Scan the records below for the line with "Clone this chart in Plotly." and the line with "0.21, 0.15, 0.09, 0.04, 0.01]", and retype that range exactly, both ends included, pictures excepted.

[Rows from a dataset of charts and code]
:::::

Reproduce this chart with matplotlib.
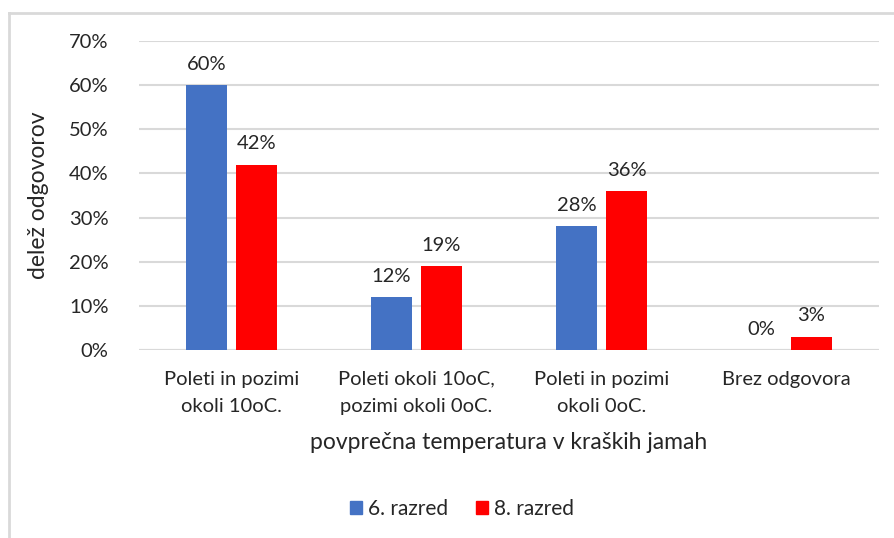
import matplotlib.pyplot as plt
import numpy as np
from matplotlib.patches import Rectangle
from matplotlib.lines import Line2D

plt.rcParams['font.family'] = ['Lato', 'DejaVu Sans']

categories = ["Poleti in pozimi\nokoli 10oC.", "Poleti okoli 10oC,\npozimi okoli 0oC.",
              "Poleti in pozimi\nokoli 0oC.", "Brez odgovora"]
razred6 = [60, 12, 28, 0]
razred8 = [42, 19, 36, 3]

blue = '#4472c4'
red = '#ff0000'
grid = '#d9d9d9'
txt = '#262626'

fig = plt.figure(figsize=(8.94, 5.38), dpi=100)
ax = fig.add_axes([139 / 894, 1 - 350 / 538, 740 / 894, 309 / 538])

x = np.arange(len(categories))
w = 0.22
off = 0.135
b1 = ax.bar(x - off, razred6, w, color=blue, label='6. razred', zorder=3)
b2 = ax.bar(x + off, razred8, w, color=red, label='8. razred', zorder=3)

for bars in (b1, b2):
    for b in bars:
        h = b.get_height()
        ax.text(b.get_x() + b.get_width() / 2, h + 2.8, f"{h:.0f}%", ha='center', va='bottom',
                fontsize=14.5, color=txt)

ax.set_xlim(-0.5, 3.5)
ax.set_ylim(0, 70)
ax.set_yticks(range(0, 71, 10))
ax.set_yticklabels([f"{v}%" for v in range(0, 71, 10)])
ax.set_xticks(x)
ax.set_xticklabels(categories, linespacing=1.75)
ax.tick_params(length=0, labelsize=14.5, colors=txt)
ax.tick_params(axis='y', pad=22)
ax.tick_params(axis='x', pad=15)
ax.yaxis.grid(True, color=grid, linewidth=1.5, zorder=0)
for s in ax.spines.values():
    s.set_visible(False)
ax.axhline(0, color=grid, linewidth=1.5, zorder=2)

ax.set_ylabel("delež odgovorov", fontsize=16.5, color=txt, labelpad=14)
ax.set_xlabel("povprečna temperatura v kraških jamah", fontsize=16.5, color=txt, labelpad=12)

handles = [Rectangle((0, 0), 1, 1, color=blue), Rectangle((0, 0), 1, 1, color=red)]
fig.legend(handles, ['6. razred', '8. razred'], loc='center', bbox_to_anchor=(462 / 894, 1 - 509 / 538),
           ncol=2, frameon=False, fontsize=15, handlelength=0.6, handleheight=0.6,
           handletextpad=0.3, columnspacing=1.3, labelcolor=txt)

# chart frame
fig.add_artist(Line2D([9 / 894, 9 / 894], [0, 1 - 13 / 538], color=grid, linewidth=2))
fig.add_artist(Line2D([9 / 894, 1], [1 - 13 / 538, 1 - 13 / 538], color=grid, linewidth=2))

fig.savefig("out.png", dpi=100)
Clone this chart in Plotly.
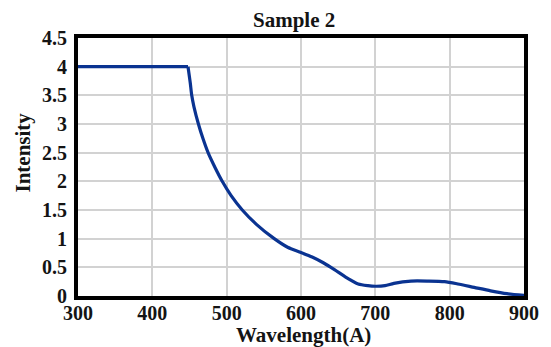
import plotly.graph_objects as go

wavelength = [300, 448, 451, 453, 456, 462, 468, 475, 484, 494, 506, 521, 540, 564,
              582, 600, 615, 630, 645, 660, 677, 690, 700, 713, 725, 748, 771, 793,
              811, 833, 855, 877, 900]
intensity = [4.0, 4.0, 3.72, 3.5, 3.3, 3.0, 2.75, 2.5, 2.25, 2.0, 1.75, 1.5, 1.25, 1.0,
             0.85, 0.76, 0.68, 0.58, 0.46, 0.33, 0.21, 0.18, 0.17, 0.18, 0.22, 0.26, 0.26, 0.25,
             0.21, 0.15, 0.09, 0.04, 0.01]

x_ticks = [300, 400, 500, 600, 700, 800, 900]
y_ticks = [0, 0.5, 1, 1.5, 2, 2.5, 3, 3.5, 4, 4.5]
y_tick_labels = ["0", "0.5", "1", "1.5", "2", "2.5", "3", "3.5", "4", "4.5"]

title_text = "Sample 2"
x_title = "Wavelength(A)"
y_title = "Intensity"

FONT = "Liberation Serif"
TXT = "#141414"
LINE = "#0a3391"

# the flat plateau ends at a sharp corner; the decay after it is smooth
corner = 1

fig = go.Figure()
fig.add_trace(go.Scatter(x=wavelength[:corner + 1], y=intensity[:corner + 1], mode="lines",
                         line=dict(color=LINE, width=3.2),
                         showlegend=False, hoverinfo="skip"))
fig.add_trace(go.Scatter(x=wavelength[corner:], y=intensity[corner:], mode="lines",
                         line=dict(color=LINE, width=3.2, shape="spline", smoothing=0.7),
                         showlegend=False, hoverinfo="skip"))

fig.update_layout(
    width=551, height=347,
    margin=dict(l=78, r=24, t=38, b=51, pad=0),
    paper_bgcolor="white", plot_bgcolor="white",
    font=dict(family=FONT, color=TXT),
    showlegend=False,
)
fig.update_xaxes(range=[300, 900], tickvals=x_ticks, ticktext=[str(v) for v in x_ticks],
                 showgrid=True, gridcolor="#d2d2d2", gridwidth=2,
                 showline=True, linecolor="black", linewidth=4, mirror=True,
                 ticks="", ticklabelstandoff=-4,
                 tickfont=dict(family=FONT, size=20, color=TXT, weight="bold"),
                 zeroline=False)
fig.update_yaxes(range=[0, 4.5], tickvals=y_ticks, ticktext=y_tick_labels,
                 showgrid=True, gridcolor="#d2d2d2", gridwidth=2,
                 showline=True, linecolor="black", linewidth=4, mirror=True,
                 ticks="outside", ticklen=3, tickcolor="rgba(0,0,0,0)",
                 tickfont=dict(family=FONT, size=20, color=TXT, weight="bold"),
                 zeroline=False)

fig.add_annotation(text="<b>%s</b>" % title_text, xref="paper", yref="paper",
                   x=0.485, y=1.071, xanchor="center", yanchor="middle", showarrow=False,
                   font=dict(family=FONT, size=21, color=TXT))
fig.add_annotation(text="<b>%s</b>" % x_title, xref="paper", yref="paper",
                   x=0.505, y=-0.151, xanchor="center", yanchor="middle", showarrow=False,
                   font=dict(family=FONT, size=21, color=TXT))
fig.add_annotation(text="<b>%s</b>" % y_title, xref="paper", yref="paper",
                   x=-0.124, y=0.555, xanchor="center", yanchor="middle", showarrow=False,
                   textangle=-90, font=dict(family=FONT, size=21, color=TXT))

fig.write_html("out.html")
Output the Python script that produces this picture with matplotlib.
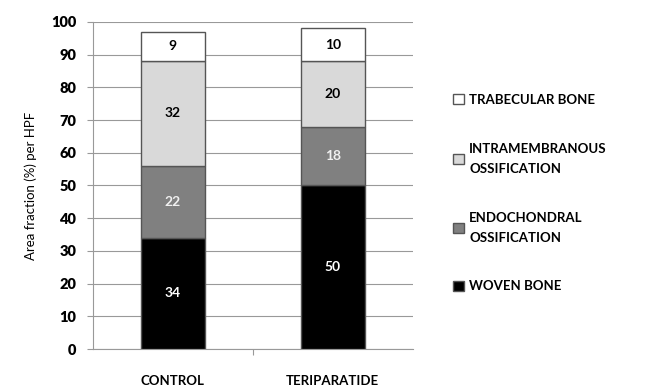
import matplotlib.pyplot as plt
from matplotlib.patches import Patch

groups = ['CONTROL', 'TERIPARATIDE']
woven = [34, 50]
endochondral = [22, 18]
intramembranous = [32, 20]
trabecular = [9, 10]

series = [
    ('WOVEN BONE', woven, '#000000', 'white'),
    ('ENDOCHONDRAL\nOSSIFICATION', endochondral, '#808080', '#f0f0f0'),
    ('INTRAMEMBRANOUS\nOSSIFICATION', intramembranous, '#d9d9d9', 'black'),
    ('TRABECULAR BONE', trabecular, '#ffffff', 'black'),
]

plt.rcParams['font.family'] = ['Lato', 'DejaVu Sans']

fig = plt.figure(figsize=(6.49, 3.9), dpi=100)
ax = fig.add_axes([0.143, 0.105, 0.493, 0.839])

x = [0, 1]
bottom = [0, 0]
handles = []
for name, vals, color, tcolor in series:
    bars = ax.bar(x, vals, width=0.4, bottom=bottom, color=color,
                  edgecolor='#555555', linewidth=1, zorder=3)
    for b, v, b0 in zip(bars, vals, bottom):
        ax.text(b.get_x() + b.get_width() / 2, b0 + v / 2, str(v),
                ha='center', va='center', color=tcolor, fontsize=10,
                fontweight='bold', zorder=4)
    bottom = [a + v for a, v in zip(bottom, vals)]
    handles.append(Patch(facecolor=color, edgecolor='#555555', label=name))

ax.set_xlim(-0.5, 1.5)
ax.set_ylim(0, 100)
ax.set_yticks(range(0, 101, 10))
ax.yaxis.grid(True, color='#999999', linewidth=0.8, zorder=0)
ax.set_xticks([0.5])
ax.set_xticklabels([''])
ax.tick_params(axis='x', length=4, color='#999999')
ax.tick_params(axis='y', length=4, color='#999999', labelsize=10.5, pad=8)
for lab in ax.get_yticklabels():
    lab.set_fontweight('heavy')
for i, g in enumerate(groups):
    ax.text(i, -8, g, ha='center', va='top', fontsize=9.5, fontweight='bold',
            transform=ax.transData)
for s in ['top', 'right']:
    ax.spines[s].set_visible(False)
for s in ['left', 'bottom']:
    ax.spines[s].set_color('#999999')
ax.set_ylabel('Area fraction (%) per HPF', fontsize=9.5, labelpad=10)

leg = fig.legend(handles[::-1], [h.get_label() for h in handles[::-1]],
                 loc='center left', bbox_to_anchor=(0.68, 0.505),
                 frameon=False, handlelength=0.8, handleheight=0.8,
                 handletextpad=0.4, labelspacing=2.8,
                 prop={'weight': 'bold', 'size': 9.5})
for t in leg.get_texts():
    t.set_linespacing(1.8)

fig.savefig('out.png', dpi=100)
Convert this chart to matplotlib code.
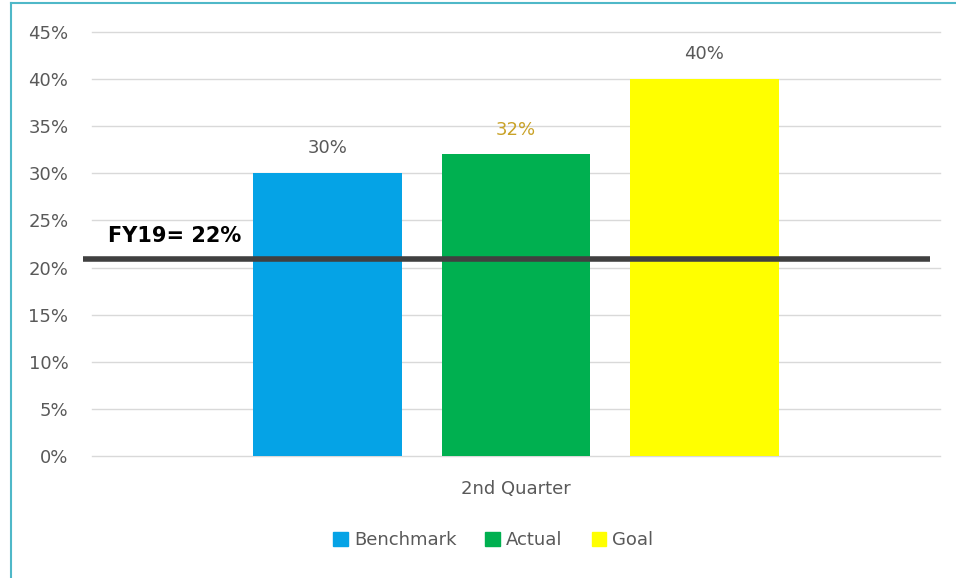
import matplotlib.pyplot as plt
from matplotlib.lines import Line2D

# data
series = ["Benchmark", "Actual", "Goal"]
values = [0.30, 0.32, 0.40]
colors = ["#05A3E6", "#00B050", "#FFFF00"]
label_colors = ["#595959", "#C9A227", "#595959"]
category = "2nd Quarter"
fy19_value = 0.209
fy19_text = "FY19= 22%"
yticks = [0, 0.05, 0.10, 0.15, 0.20, 0.25, 0.30, 0.35, 0.40, 0.45]

fig = plt.figure(figsize=(9.56, 5.78), dpi=100)
ax = fig.add_axes([0.0962, 0.2111, 0.8871, 0.7335])

positions = [-1, 0, 1]
for x, v, c, lc in zip(positions, values, colors, label_colors):
    ax.bar(x, v, width=0.79, color=c, zorder=2)
    ax.text(x, v + 0.0265, f"{v:.0%}", ha="center", va="center",
            fontsize=13, color=lc)

# FY19 reference line
ax.plot([-2.30, 2.196], [fy19_value, fy19_value], color="#404040",
        linewidth=4, solid_capstyle="butt", clip_on=False, zorder=3)
ax.text(-1.81, fy19_value + 0.024, fy19_text, ha="center", va="center",
        fontsize=15, fontweight="bold", color="black")

ax.set_xlim(-2.25, 2.25)
ax.set_ylim(0, 0.45)
ax.set_yticks(yticks)
ax.set_yticklabels([f"{t:.0%}" for t in yticks])
ax.set_xticks([0])
ax.set_xticklabels([category])
ax.tick_params(axis="y", length=0, pad=17, labelsize=13, labelcolor="#595959")
ax.tick_params(axis="x", length=0, pad=17, labelsize=13, labelcolor="#595959")
ax.grid(axis="y", color="#D9D9D9", linewidth=1, zorder=0)
for gl in ax.get_ygridlines():
    gl.set_clip_on(False)
ax.set_axisbelow(True)
for s in ax.spines.values():
    s.set_visible(False)

# legend
handles = [plt.Rectangle((0, 0), 1, 1, color=c) for c in colors]
leg = fig.legend(handles, series, loc="center", bbox_to_anchor=(0.516, 0.065),
                 ncol=3, frameon=False, fontsize=13, handlelength=0.8,
                 handleheight=0.8, handletextpad=0.35, columnspacing=1.6)
for t in leg.get_texts():
    t.set_color("#595959")

# chart border (left and top edges visible)
fig.add_artist(Line2D([0.0115, 0.0115], [0, 0.995], color="#4FB8C8", linewidth=1.5,
                      transform=fig.transFigure))
fig.add_artist(Line2D([0.0115, 1], [0.995, 0.995], color="#4FB8C8", linewidth=1.5,
                      transform=fig.transFigure))

fig.savefig("out.png", dpi=100)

:::::

*RESULT OF THIS EXERCISE*.
Clone this chart in Plotly.
import plotly.graph_objects as go

wavelength = [300, 448, 451, 453, 456, 462, 468, 475, 484, 494, 506, 521, 540, 564,
              582, 600, 615, 630, 645, 660, 677, 690, 700, 713, 725, 748, 771, 793,
              811, 833, 855, 877, 900]
intensity = [4.0, 4.0, 3.72, 3.5, 3.3, 3.0, 2.75, 2.5, 2.25, 2.0, 1.75, 1.5, 1.25, 1.0,
             0.85, 0.76, 0.68, 0.58, 0.46, 0.33, 0.21, 0.18, 0.17, 0.18, 0.22, 0.26, 0.26, 0.25,
             0.21, 0.15, 0.09, 0.04, 0.01]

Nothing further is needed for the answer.